SOURCE DATA:
* Start *

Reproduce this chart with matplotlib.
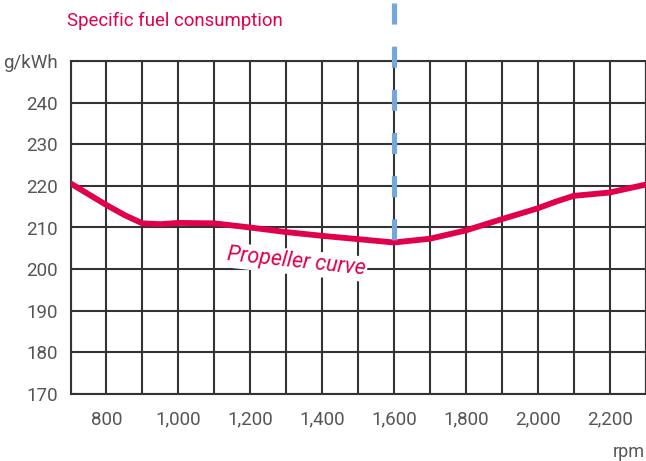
import matplotlib
matplotlib.use("Agg")
import matplotlib.pyplot as plt
from matplotlib.ticker import MultipleLocator, FixedLocator

rpm = [700, 750, 800, 850, 900, 950, 1000, 1100, 1200, 1300, 1400, 1500, 1600,
       1700, 1800, 1900, 2000, 2050, 2100, 2200, 2300]
sfc = [220.6, 218.0, 215.4, 213.0, 211.0, 210.8, 211.1, 211.0, 210.0, 208.9, 208.0,
       207.2, 206.4, 207.3, 209.3, 212.0, 214.6, 216.2, 217.6, 218.4, 220.3]
x_ticks = [800, 1000, 1200, 1400, 1600, 1800, 2000, 2200]
x_tick_labels = ["800", "1,000", "1,200", "1,400", "1,600", "1,800", "2,000", "2,200"]
y_ticks = [170, 180, 190, 200, 210, 220, 230, 240, 250]
y_tick_labels = ["170", "180", "190", "200", "210", "220", "230", "240", "g/kWh"]
marker_rpm = 1600
marker_sfc = 206.4

RED = "#E0004D"
BLUE = "#74A7DB"
GRID = "#333333"
TXT = "#555555"

plt.rcParams['font.family'] = ['Roboto', 'DejaVu Sans']

W, H = 646, 461
fig = plt.figure(figsize=(W / 100, H / 100), dpi=100)
ax = fig.add_axes([70.5 / W, (H - 394) / H, (645.5 - 70.5) / W, (394 - 61) / H])
ax.set_xlim(700, 2300)
ax.set_ylim(170, 250)

ax.xaxis.set_major_locator(FixedLocator(x_ticks))
ax.set_xticklabels(x_tick_labels)
ax.xaxis.set_minor_locator(MultipleLocator(100))
ax.set_yticks(y_ticks)
ax.set_yticklabels(y_tick_labels)

ax.grid(True, which="both", axis="x", color=GRID, linewidth=1.5)
ax.grid(True, which="major", axis="y", color=GRID, linewidth=1.5)
ax.set_axisbelow(True)
for s in ax.spines.values():
    s.set_color(GRID)
    s.set_linewidth(1.5)
ax.tick_params(which="both", length=0)
ax.tick_params(axis="x", pad=12, labelsize=13.5, labelcolor=TXT)
ax.tick_params(axis="y", pad=9, labelsize=13.5, labelcolor=TXT)

ax.plot(rpm, sfc, color=RED, linewidth=4.2, solid_capstyle="round", zorder=3)

# dashed marker drawn from the top down so the pattern starts at the top
ax.plot([marker_rpm, marker_rpm], [264.0, marker_sfc + 0.5], color=BLUE,
        linewidth=3.7, linestyle=(0, (4.1, 4.3)), clip_on=False, zorder=4,
        dash_capstyle="butt")

ax.text(1327, 201.7, "Propeller curve", color=RED, fontsize=15.5, style="italic",
        rotation=-6, ha="center", va="center", zorder=5,
        bbox=dict(facecolor="white", edgecolor="none", pad=1.5))

fig.text(67 / W, 1 - 21 / H, "Specific fuel consumption",
         color=RED, fontsize=13.4, ha="left", va="center")
fig.text(645 / W, 1 - 452 / H, "rpm", color=TXT, fontsize=13, ha="right", va="center")

fig.savefig("out.png", dpi=100)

* End *

WRITTEN REQUEST: Without the pictures, please reproduce each line of the listing above exactly, from the first one through the line bearing "from matplotlib.ticker import".

ANSWER TO THIS TASK:
Reproduce this chart with matplotlib.
import matplotlib
matplotlib.use("Agg")
import matplotlib.pyplot as plt
from matplotlib.ticker import MultipleLocator, FixedLocator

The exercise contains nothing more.